Saturday, August 4, 2012: 3:00 PM
Faculty of Economics, TBA
Oral Presentation
Urban research has shown how the decrease of children’s presence in urban public spaces has been an international trend in western countries for the last decades. Many quantitative studies have been conducted, as well as qualitative ones: interviews with children grown in urban areas between the 50’s and the 70’s confirm this progressive retreat from public spaces and a greater supervision by parents over time (Valentine and McKendrick 1997; Karsten 2005). Nevertheless, these important findings can be improved as they only address the scale of the neighborhood, which tends to reduce the focus to the “parochial realm” at the expense of the “public realm” (Lofland 1998). Therefore, the stranger as a classical urban feature is the one parents mainly distrust for the sake of the safety of their children.
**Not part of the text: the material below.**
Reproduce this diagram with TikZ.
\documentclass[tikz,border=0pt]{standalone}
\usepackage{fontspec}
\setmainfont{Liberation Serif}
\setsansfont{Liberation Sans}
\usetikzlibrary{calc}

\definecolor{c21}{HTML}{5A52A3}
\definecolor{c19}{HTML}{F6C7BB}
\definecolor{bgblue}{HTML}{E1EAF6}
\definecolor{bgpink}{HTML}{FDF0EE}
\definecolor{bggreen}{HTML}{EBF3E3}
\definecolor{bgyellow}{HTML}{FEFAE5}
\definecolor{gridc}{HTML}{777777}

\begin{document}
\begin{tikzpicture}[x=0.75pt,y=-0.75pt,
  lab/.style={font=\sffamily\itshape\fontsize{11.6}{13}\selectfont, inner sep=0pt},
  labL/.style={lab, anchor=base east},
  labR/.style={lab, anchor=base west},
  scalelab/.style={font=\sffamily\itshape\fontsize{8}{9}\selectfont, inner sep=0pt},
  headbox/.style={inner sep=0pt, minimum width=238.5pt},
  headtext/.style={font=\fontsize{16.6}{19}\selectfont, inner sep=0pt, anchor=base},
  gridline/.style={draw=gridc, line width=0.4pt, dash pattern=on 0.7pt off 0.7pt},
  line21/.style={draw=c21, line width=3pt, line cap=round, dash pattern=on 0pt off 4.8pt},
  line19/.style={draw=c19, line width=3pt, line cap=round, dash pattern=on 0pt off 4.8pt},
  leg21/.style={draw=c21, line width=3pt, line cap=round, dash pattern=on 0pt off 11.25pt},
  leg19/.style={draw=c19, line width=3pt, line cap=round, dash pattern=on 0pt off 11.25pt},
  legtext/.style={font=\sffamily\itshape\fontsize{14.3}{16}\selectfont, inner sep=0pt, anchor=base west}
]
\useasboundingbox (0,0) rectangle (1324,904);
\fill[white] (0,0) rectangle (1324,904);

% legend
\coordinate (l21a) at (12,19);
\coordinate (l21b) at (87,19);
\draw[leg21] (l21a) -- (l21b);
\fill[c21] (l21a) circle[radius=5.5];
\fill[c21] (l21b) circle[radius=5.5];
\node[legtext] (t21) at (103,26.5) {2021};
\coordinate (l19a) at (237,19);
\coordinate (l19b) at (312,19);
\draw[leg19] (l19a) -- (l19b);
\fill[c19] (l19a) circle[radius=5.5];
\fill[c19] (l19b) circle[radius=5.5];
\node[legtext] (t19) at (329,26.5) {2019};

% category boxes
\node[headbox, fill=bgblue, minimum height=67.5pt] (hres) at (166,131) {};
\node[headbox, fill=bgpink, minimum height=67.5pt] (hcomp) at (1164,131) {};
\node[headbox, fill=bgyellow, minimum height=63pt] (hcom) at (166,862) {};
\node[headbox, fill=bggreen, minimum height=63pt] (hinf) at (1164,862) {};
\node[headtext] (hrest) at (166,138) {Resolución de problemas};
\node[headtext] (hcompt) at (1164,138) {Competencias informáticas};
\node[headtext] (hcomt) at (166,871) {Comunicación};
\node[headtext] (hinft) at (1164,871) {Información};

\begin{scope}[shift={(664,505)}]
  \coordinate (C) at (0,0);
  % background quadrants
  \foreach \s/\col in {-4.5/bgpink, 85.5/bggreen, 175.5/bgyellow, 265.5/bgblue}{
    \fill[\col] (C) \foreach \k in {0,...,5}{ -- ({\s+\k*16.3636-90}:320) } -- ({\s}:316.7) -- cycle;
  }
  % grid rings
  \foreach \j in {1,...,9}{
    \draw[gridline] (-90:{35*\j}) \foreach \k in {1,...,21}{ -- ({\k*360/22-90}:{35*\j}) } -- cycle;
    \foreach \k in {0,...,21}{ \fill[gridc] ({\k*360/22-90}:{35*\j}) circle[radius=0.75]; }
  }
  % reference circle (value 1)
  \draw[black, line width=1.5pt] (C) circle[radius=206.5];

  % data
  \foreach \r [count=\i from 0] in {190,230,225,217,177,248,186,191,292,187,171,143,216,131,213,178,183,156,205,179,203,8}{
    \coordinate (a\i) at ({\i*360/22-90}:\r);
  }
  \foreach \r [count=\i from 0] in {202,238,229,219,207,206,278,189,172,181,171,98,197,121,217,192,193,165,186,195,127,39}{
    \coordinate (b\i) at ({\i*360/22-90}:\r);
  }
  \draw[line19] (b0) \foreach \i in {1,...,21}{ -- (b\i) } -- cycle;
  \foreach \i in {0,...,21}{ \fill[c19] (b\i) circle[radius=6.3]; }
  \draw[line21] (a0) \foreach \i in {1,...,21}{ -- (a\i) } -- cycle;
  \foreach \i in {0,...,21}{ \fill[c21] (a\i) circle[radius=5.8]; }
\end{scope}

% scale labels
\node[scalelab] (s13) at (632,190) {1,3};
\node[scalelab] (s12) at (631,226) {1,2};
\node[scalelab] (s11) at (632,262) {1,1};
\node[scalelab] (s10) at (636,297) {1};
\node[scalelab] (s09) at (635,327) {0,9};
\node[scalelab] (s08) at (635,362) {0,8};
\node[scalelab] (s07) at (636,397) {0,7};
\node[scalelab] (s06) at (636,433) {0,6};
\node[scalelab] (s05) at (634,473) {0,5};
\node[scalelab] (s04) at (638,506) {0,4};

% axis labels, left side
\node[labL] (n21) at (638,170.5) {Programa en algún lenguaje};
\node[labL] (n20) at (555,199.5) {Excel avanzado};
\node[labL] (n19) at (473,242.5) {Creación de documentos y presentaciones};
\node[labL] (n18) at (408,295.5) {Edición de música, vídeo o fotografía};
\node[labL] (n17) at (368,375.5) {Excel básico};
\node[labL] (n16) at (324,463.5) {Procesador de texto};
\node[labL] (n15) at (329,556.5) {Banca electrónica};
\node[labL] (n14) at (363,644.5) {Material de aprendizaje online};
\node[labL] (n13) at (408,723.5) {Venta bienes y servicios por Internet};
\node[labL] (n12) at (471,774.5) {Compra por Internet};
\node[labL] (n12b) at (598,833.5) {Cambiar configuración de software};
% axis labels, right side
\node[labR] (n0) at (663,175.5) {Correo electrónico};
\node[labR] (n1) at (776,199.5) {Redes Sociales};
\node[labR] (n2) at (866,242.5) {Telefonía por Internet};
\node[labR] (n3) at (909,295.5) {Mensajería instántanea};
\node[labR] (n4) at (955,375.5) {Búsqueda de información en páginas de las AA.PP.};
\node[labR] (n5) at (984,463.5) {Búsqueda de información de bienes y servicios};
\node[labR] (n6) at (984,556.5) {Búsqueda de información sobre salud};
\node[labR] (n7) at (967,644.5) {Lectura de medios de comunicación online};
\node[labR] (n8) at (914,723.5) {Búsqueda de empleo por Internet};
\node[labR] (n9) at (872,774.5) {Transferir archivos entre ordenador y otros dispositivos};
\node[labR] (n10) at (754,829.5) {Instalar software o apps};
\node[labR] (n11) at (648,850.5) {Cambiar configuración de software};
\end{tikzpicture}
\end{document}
Considering their own experience as a child and then as a parent, what do the contemporary parents have to say about the evolution of children’s experience of public spaces at both the local and the urban level? Mainly based on in-depth interviews with parents of children aged from 8 to 14 (n=80), my doctoral research concentrates on parental supervision of children urban practices in two socially mixed areas of Milan and Paris. The study confirms that they tend to consider their own experience of public spaces as a child as much safer and cooler than the one of their own child(ren) in both metropolitan contexts. Classical (and important) explicative factors such as the increase of the number of the cars and the changes in the domestic and familiar spheres are not sufficient enough in order to understand this trend. Parents’ diachronic look at children’s experience of public spaces in focus is indeed a fruitful way of studying empirically the influence on urban practices of the public discourses on crime and pedophilia.